“Oh, I can’t stand our gardeners. They’re imbeciles with machetes,” my platinum blonde, chic- dressed aunt wearing black, flat ballet sandals very seriously informs me as she collects gourmet shrimp sliced into even pieces. She mushes it with her fingers with another fancy meat and delicately pours it into the secret lip at the top of the floor-to-ceiling salt water fish tank. Her gold charm bracelet dangles and skims the water. It makes a soothing sound like the household water fountains you can buy. It’s oddly comforting.
“Just what I always wanted: celebrity fish—so high maintenance,” she jokes as I jot down the preparatory steps to feed these MAC make-up colored fish, since I’ll now be feeding them from time to time.
The largest one, a clownfish I think, is looking right at me. Staring. How rude! How dare this silly fish with the fancy diet look at me like this and without blinking (Do fish blink?)
I see what’s going on here.
I’m losing it.
I’m moving into a new apartment and now understand the definition of stress so much so that I’m getting mad at … fish. Tonight I do the walkthrough with my landlord and pray she doesn’t see the hole in the closet.

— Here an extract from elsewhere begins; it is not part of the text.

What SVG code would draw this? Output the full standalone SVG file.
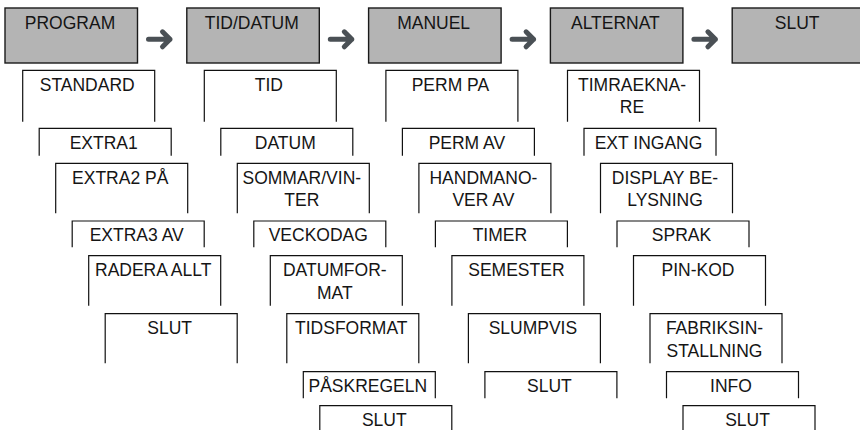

I sit here in this empty room on top of my vintage piano waiting for Debby, my soon to be ex-landlord, to show up. It’s the last piece of furniture left. It’s got to go. Sadly, there isn’t room in the new apartment for her, and I reach down to run my fingers along the keys playing the odd note as memories cloud my vision. I didn’t mind then that the piano was out of tune, and I don’t mind now. I love her. I play another few keys knowing this is the last time my fingers will play this piano. I lean my head back so it rests on the wall and look around. This is the apartment I mourned my first love in. I remember sitting in my red piano chair with the duct-tape holding one of the legs together writing a love song and crying my eyes out. I remember sitting over there on the patio smoking a cigar until five in the morning with the man I now live with. I can see my tiny mom running around the place in her pajamas puffing on a cigarette refusing to smoke it outside. I remember the fight it caused. I’ve worked on countless auditions in this living room, and taken countless baths in that tub I always wished had claw feet. I peer into the kitchen. Is that my fridge? That’s weird … seems smaller. But who would come in here and change out the fridge?
I curl my knees to my chest, rest my head, and let myself cry. My eyes open and I just stare out … kind of how that clownfish was. I suddenly don’t feel so different from that fish. Maybe the fish was just having a moment … kind of like me?